When you repair an article in the United States from a customer outside of the United States, it presents some additional compliance challenges. In addition to the need to ensure you have the right certification and documentation to meet your customer’s needs, you also need to be concerned with U.S. export and import law. The shipment from your overseas customer to your U.S. facility is regulated as an import. When you return the article to your overseas customer, that is considered an export.
By following the formalities of import and export, you can help to make the entire process smoother. This article discusses some of the technical elements associated with accepting and subsequently returning a repaired article to your overseas customer.
Normally, when an article is imported into the United States it is declared on Customs Form 7501, Form 3311, or an electronic equivalent. The form is completed as part of the process of identifying the imported goods in order to declare their value so they can be taxed appropriately. Aviation industry importers often fail to pay much attention to this process because so many aircraft parts are subject to a zero percent import duty by default.
You will need to assess whether the article you intend to repair can be entered under informal entry provisions or under formal entry provisions.
Goods that are eligible for informal entry into the United States include those that are worth $2,500 or less. There is an important variation of this rule that applies to repair stations: informal entry also includes goods worth $10,000 or less when they meet two conditions: (1) it must be a product of the United States, (2) it must be imported for the purpose of repair or alteration prior to subsequent export. This will also apply to goods worth $10,000 or less that were imported after rejected or returned by the foreign purchaser to the United States.
Most aircraft parts being sent to the U.S. for repair are worth more than $2,500 so this means that most aircraft parts being imported for repair must be subject to formal entry, because they are not eligible for informal entry.
In a formal entry scenario, typically, your imported article should be accompanied by the following information:
• CBP Form 7501 (entry summary) or CBP Form 3311 (declaration of free entry for U.S. goods returned to the U.S.).
• A pro forma invoice including the statement of value.
• A packing list.
• Your name, street address, and importer identification number (assuming yours is the facility to which the article is to be delivered).
This is the information required to be provided for formal entry.

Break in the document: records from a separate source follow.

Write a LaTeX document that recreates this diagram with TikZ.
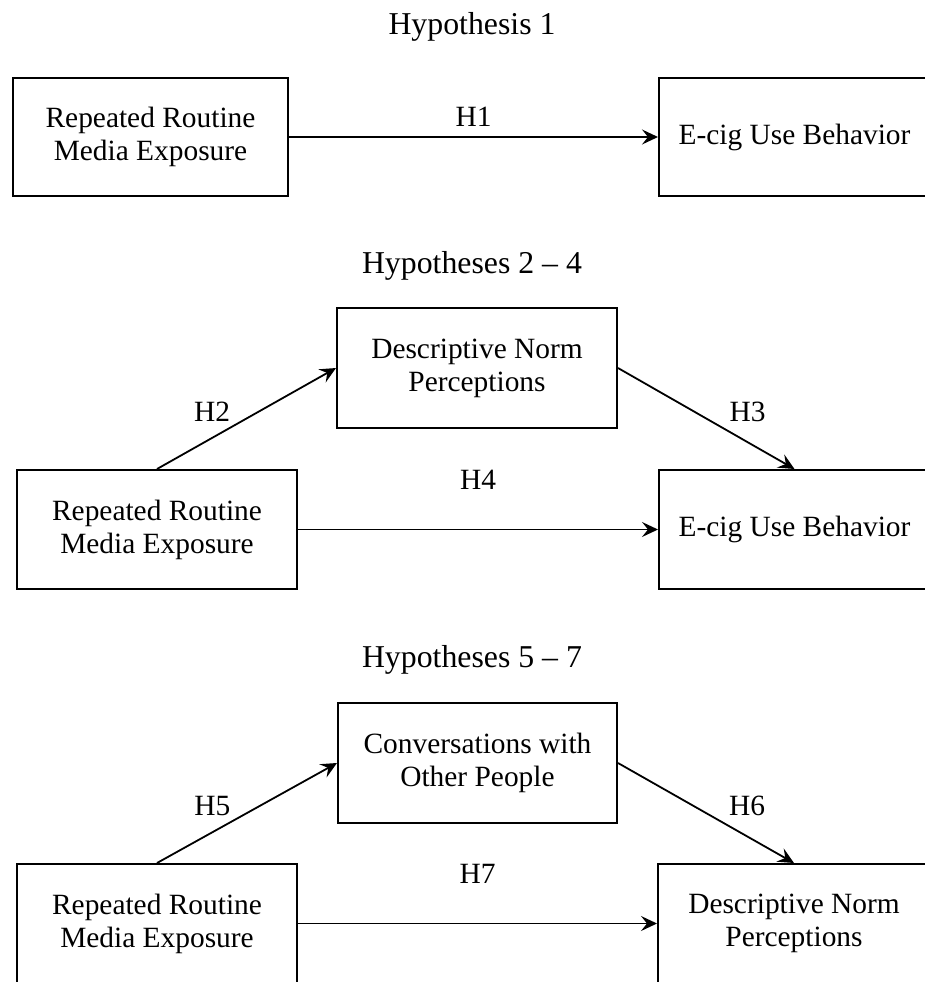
\documentclass[tikz,border=0pt]{standalone}
\usepackage{fontspec}
\setmainfont{Liberation Serif}
\usetikzlibrary{arrows.meta}
\tikzstyle{rect} = [draw, rectangle, line width=1pt, align=center, inner sep=0pt]
\tikzstyle{title} = [font=\fontsize{15.9}{18}\selectfont]
\tikzstyle{line} = [draw, line width=0.9pt, -{Stealth[length=8pt, width=7.5pt, inset=3pt]}]

\begin{document}
\begin{tikzpicture}[x=0.5pt, y=-0.5pt, font=\fontsize{14.7}{16.5}\selectfont]
	\useasboundingbox (0,0) rectangle (925,982);
	\clip (0,0) rectangle (925,982);

	% Hypothesis 1
	\node [title] (title1) at (472,27) {Hypothesis 1};
	\node [rect, minimum width=137.5pt, minimum height=59pt] (media1) at (150.5,137) {Repeated Routine\\Media Exposure};
	\node [rect, minimum width=135.5pt, minimum height=59pt] (ecig1) at (794.5,137) {E-cig Use Behavior};
	\path [line] (media1) -- node [yshift=10pt] {H1} (ecig1);

	% Hypotheses 2 - 4
	\node [title] (title2) at (472,266) {Hypotheses 2 – 4};
	\node [rect, minimum width=140pt, minimum height=60pt] (norm2) at (477,368) {Descriptive Norm\\Perceptions};
	\node [rect, minimum width=140pt, minimum height=59.5pt] (media2) at (157,529.5) {Repeated Routine\\Media Exposure};
	\node [rect, minimum width=135.5pt, minimum height=59.5pt] (ecig2) at (794.5,529.5) {E-cig Use Behavior};
	\path [line] (media2.north) -- node [pos=0.37, xshift=-5.6pt, yshift=10pt] {H2} (norm2.west);
	\path [line] (norm2.east) -- node [pos=0.66, xshift=6.5pt, yshift=11.4pt] {H3} (ecig2.north);
	\path [line] (media2) -- node [yshift=25pt] {H4} (ecig2);

	% Hypotheses 5 - 7
	\node [title] (title3) at (472,660) {Hypotheses 5 – 7};
	\node [rect, minimum width=139.5pt, minimum height=60pt] (talk3) at (477.5,763) {Conversations with\\Other People};
	\node [rect, minimum width=140pt, minimum height=59.5pt] (media3) at (157,923.5) {Repeated Routine\\Media Exposure};
	\node [rect, minimum width=136pt, minimum height=59.5pt] (norm3) at (794,923.5) {Descriptive Norm\\Perceptions};
	\path [line] (media3.north) -- node [pos=0.37, xshift=-5.6pt, yshift=10pt] {H5} (talk3.west);
	\path [line] (talk3.east) -- node [pos=0.66, xshift=6.5pt, yshift=11.4pt] {H6} (norm3.north);
	\path [line] (media3) -- node [yshift=25pt] {H7} (norm3);
\end{tikzpicture}
\end{document}
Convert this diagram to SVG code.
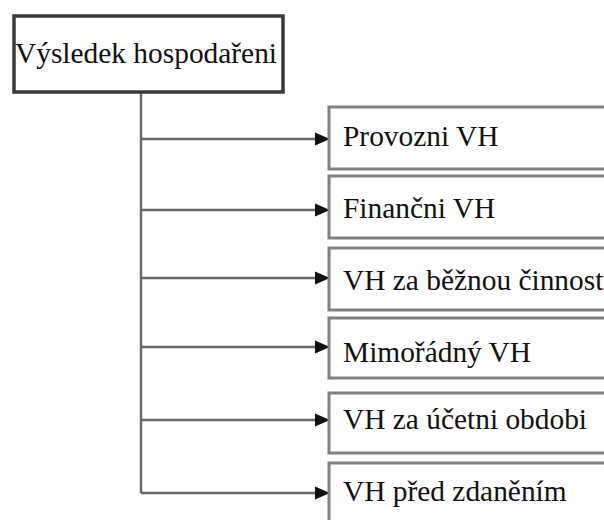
<svg xmlns="http://www.w3.org/2000/svg" width="604" height="520" viewBox="0 0 604 520">
<style>
.bg{fill:#ffffff}
.root{fill:#ffffff;stroke:#3a3a3a;stroke-width:3.5}
.box{fill:#ffffff;stroke:#808080;stroke-width:3}
.lbl{font-family:"Liberation Serif","Times New Roman",serif;font-size:29.4px;fill:#111111}
.ln{fill:none;stroke:#6a6a6a;stroke-width:2.5}
.ah{fill:#111111}
</style>
<rect class="bg" x="0" y="0" width="604" height="520"/>
<g id="connectors">
<path class="ln" d="M141,92 V493"/>
<path class="ln" d="M141,139 H318"/>
<path class="ln" d="M141,210 H318"/>
<path class="ln" d="M141,278 H318"/>
<path class="ln" d="M141,347 H318"/>
<path class="ln" d="M141,420 H318"/>
<path class="ln" d="M141,493 H318"/>
<polygon class="ah" points="315,132.5 330,139 315,145.5"/>
<polygon class="ah" points="315,203.5 330,210 315,216.5"/>
<polygon class="ah" points="315,271.5 330,278 315,284.5"/>
<polygon class="ah" points="315,340.5 330,347 315,353.5"/>
<polygon class="ah" points="315,413.5 330,420 315,426.5"/>
<polygon class="ah" points="315,486.5 330,493 315,499.5"/>
</g>
<g id="node-root">
<rect class="root" x="14" y="16" width="269" height="76"/>
<text class="lbl" x="15" y="63">Výsledek hospodařeni</text>
</g>
<g id="node-provozni">
<rect class="box" x="329" y="107" width="290" height="62"/>
<text class="lbl" x="343" y="146">Provozni VH</text>
</g>
<g id="node-financni">
<rect class="box" x="329" y="176" width="290" height="62"/>
<text class="lbl" x="343" y="218">Finančni VH</text>
</g>
<g id="node-bezna">
<rect class="box" x="329" y="248" width="290" height="62"/>
<text class="lbl" x="343" y="290">VH za běžnou činnost</text>
</g>
<g id="node-mimoradny">
<rect class="box" x="329" y="318" width="290" height="60"/>
<text class="lbl" x="343" y="362">Mimořádný VH</text>
</g>
<g id="node-ucetni">
<rect class="box" x="329" y="393" width="290" height="60"/>
<text class="lbl" x="343" y="429">VH za účetni obdobi</text>
</g>
<g id="node-zdanenim">
<rect class="box" x="329" y="463" width="290" height="62"/>
<text class="lbl" x="343" y="501">VH před zdaněním</text>
</g>
</svg>
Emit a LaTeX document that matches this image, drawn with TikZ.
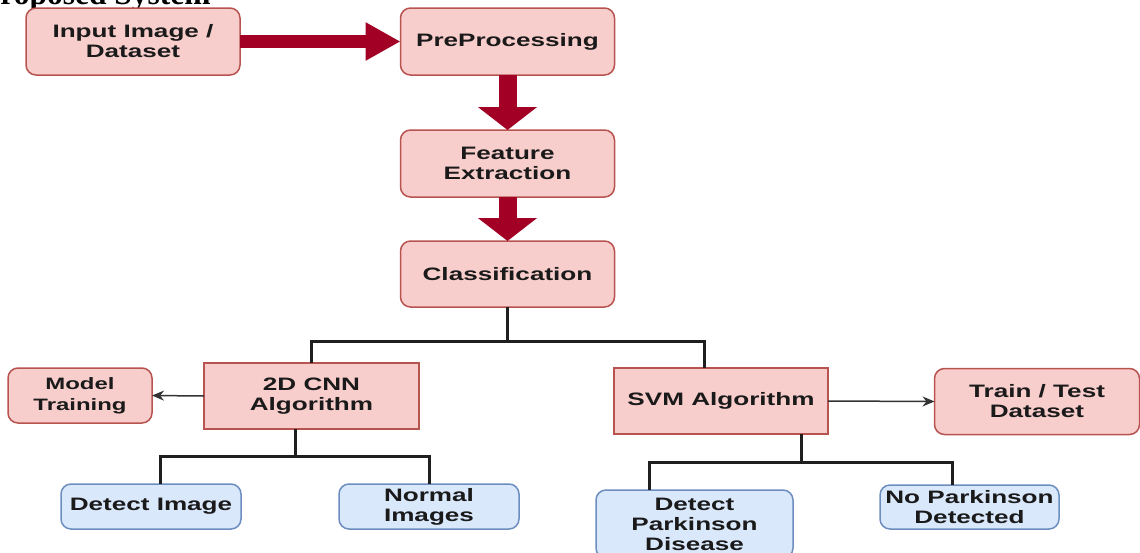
\documentclass[tikz,border=0pt]{standalone}
\usepackage{fontspec}
\usetikzlibrary{arrows.meta,calc}
\newfontfamily\lab[FakeStretch=1.45]{Liberation Sans}
\newfontfamily\ttl{Liberation Serif}
\definecolor{pinkfill}{HTML}{F8CECC}
\definecolor{pinkline}{HTML}{B85450}
\definecolor{bluefill}{HTML}{DAE8FC}
\definecolor{blueline}{HTML}{6C8EBF}
\definecolor{bigred}{HTML}{A20025}
\definecolor{txt}{HTML}{1A1A1A}
\definecolor{treeline}{HTML}{1F1F1F}
\definecolor{thinline}{HTML}{333333}
\tikzset{
  box/.style={draw, line width=1.5pt, inner sep=0pt, outer sep=0pt, align=center,
    text=txt, font=\lab\bfseries\fontsize{18}{20}\selectfont},
  pinkround/.style={box, fill=pinkfill, draw=pinkline, rounded corners=10pt},
  pinksq/.style={box, fill=pinkfill, draw=pinkline},
  blueround/.style={box, fill=bluefill, draw=blueline, rounded corners=10pt},
  tree/.style={draw=treeline, line width=3pt},
  thinarrow/.style={draw=thinline, line width=1.5pt, -{Stealth[length=12pt,width=10pt]}},
  bigh/.style={draw=bigred, line width=13pt, -{Triangle[length=35pt,width=36pt]}},
  bigv/.style={draw=bigred, line width=18pt, -{Triangle[length=23pt,width=58pt]}},
}
\begin{document}
\begin{tikzpicture}[x=1pt,y=-1pt]
\useasboundingbox (0,0) rectangle (1140,552);
\clip (0,0) rectangle (1140,552);
\fill[white] (0,0) rectangle (1140,552);
\node[anchor=base west, inner sep=0pt, font=\ttl\bfseries\fontsize{31.5}{34}\selectfont] (title) at (-19,4) {Proposed System};
% nodes
\node[pinkround, minimum width=214pt, minimum height=67pt] (inp) at (133,41.5) {Input Image /\\Dataset};
\node[pinkround, minimum width=214pt, minimum height=67pt] (pre) at (507.5,41.5) {PreProcessing};
\node[pinkround, minimum width=214pt, minimum height=67pt] (feat) at (507.5,163.5) {Feature\\Extraction};
\node[pinkround, minimum width=214pt, minimum height=66pt] (cls) at (507.5,274) {Classification};
\node[pinksq, minimum width=215pt, minimum height=66pt] (cnn) at (311.5,396) {2D CNN\\Algorithm};
\node[pinksq, minimum width=214pt, minimum height=66pt] (svm) at (721,401) {SVM Algorithm};
\node[pinkround, minimum width=144pt, minimum height=55pt, font=\lab\bfseries\fontsize{16.5}{21}\selectfont] (mt) at (80,395.5) {Model\\Training};
\node[pinkround, minimum width=205pt, minimum height=66pt] (tt) at (1037,401.5) {Train / Test\\Dataset};
\node[blueround, minimum width=180pt, minimum height=45pt] (di) at (151,506.5) {Detect Image};
\node[blueround, minimum width=180pt, minimum height=45pt] (ni) at (429,506.5) {Normal\\Images};
\node[blueround, minimum width=197pt, minimum height=68pt] (dp) at (694.5,524) {Detect\\Parkinson\\Disease};
\node[blueround, minimum width=179pt, minimum height=44pt] (np) at (969.5,507) {No Parkinson\\Detected};
% big arrows
\draw[bigh] (inp.east) -- (pre.west);
\draw[bigv] (pre.south) -- (feat.north);
\draw[bigv] (feat.south) -- (cls.north);
% tree connectors
\draw[tree] (cls.south) -- ++(0,34) coordinate (j1);
\draw[tree] (j1) -| (cnn.north);
\draw[tree] (j1) -| ([xshift=-17pt]svm.north);
\draw[tree] ([xshift=-16.5pt]cnn.south) -- ++(0,27) coordinate (j2);
\draw[tree] (j2) -| ([xshift=9pt]di.north);
\draw[tree] (j2) -| (ni.north);
\draw[tree] ([xshift=80pt]svm.south) -- ++(0,28) coordinate (j3);
\draw[tree] (j3) -| ([xshift=-45.5pt]dp.north);
\draw[tree] (j3) -| ([xshift=-17.5pt]np.north);
% thin arrows
\draw[thinarrow] (cnn.west) -- (mt.east);
\draw[thinarrow] (svm.east) -- (tt.west);
\end{tikzpicture}
\end{document}
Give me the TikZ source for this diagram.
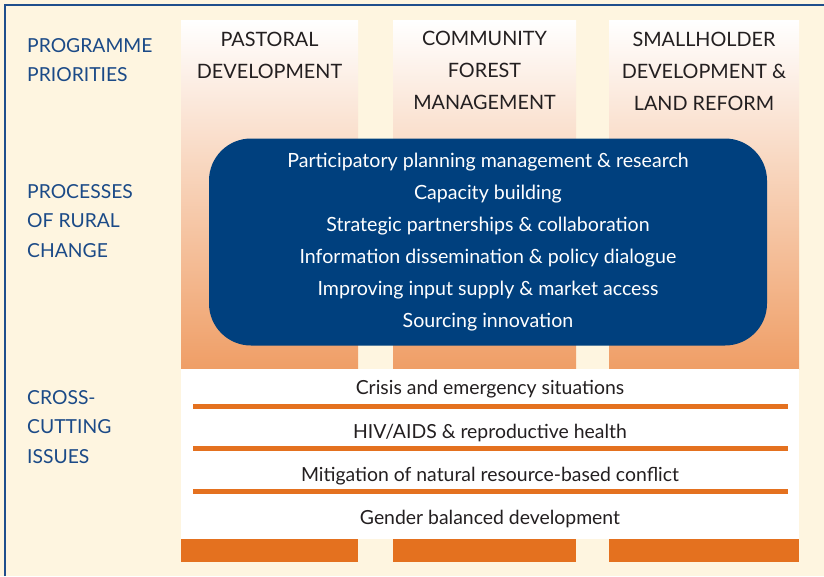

It is a good idea for repair stations to ensure that imports that may need to be returned under a license exception are properly declared upon entry. The reason for this is because it can ease the process of returning the articles.
If the article subject to repair is controlled under the International Traffic in Arms Regulations (ITARs), then the ITARs have a special exception to the normal license provisions that permits the article to be returned to the sender without a government license; however, to invoke this license exception the import documents need to identify that the article is being imported pursuant to 22 C.F.R. § 123.4.
Similarly, having access to properly completed import documentation can help you in your export process. For example, using the RPL license exception (for articles subject to repair or servicing in the U.S. and then returned abroad) requires the article in question to have been sent to the U.S. for servicing. If the import was declared under heading 9801 (for articles imported into the United States for repair and subsequent export), then this makes it easier to demonstrate that the subsequent export is subject to the RPL license exception (for parts imported and subsequently exported following repair or other servicing). Preparing for the worst is important — I once had a client who accepted an engine for repair. By the time the repair was finished, though, the U.S. regulations had changed with respect to the customer’s home country and the repair station needed a license to return the engine to the customer. The import documentation had been prepared inconsistent with the license exceptions.
The declaration on Customs Form 7501 will include a statement of the value of the article. This can help smooth the path for subsequent export of the repaired article after the maintenance is complete. The Electronic Export Information that must be filed for exporting most aircraft parts must include a value to meet census regulations. If the article has been repaired, then the value of the repair becomes the reported value, as long as the value of the article was declared in the original Form 7501 upon import. Depending on the customs rules of the customer’s country, this can also help your customer to assess accurate import duties.
What happens if you cannot repair the article? For example, the unit may be beyond economic repair, or you may quote the repair to your customer, and the customer may reject the repair price and ask for the unit to be returned. In that case, the article can be returned to the customer subject to normal export provisions, and the value to be reported on the Electronic Export Information will be the same as the import value that had been previously declared (e.g., on the Form 7501).
Please note that this is not an exhaustive discussion of the import and export provisions of the United States, and many provisions are omitted from this discussion. So, use this as a starting point for your compliance investigation but make sure you identify all of the relevant rules and chart your compliance path!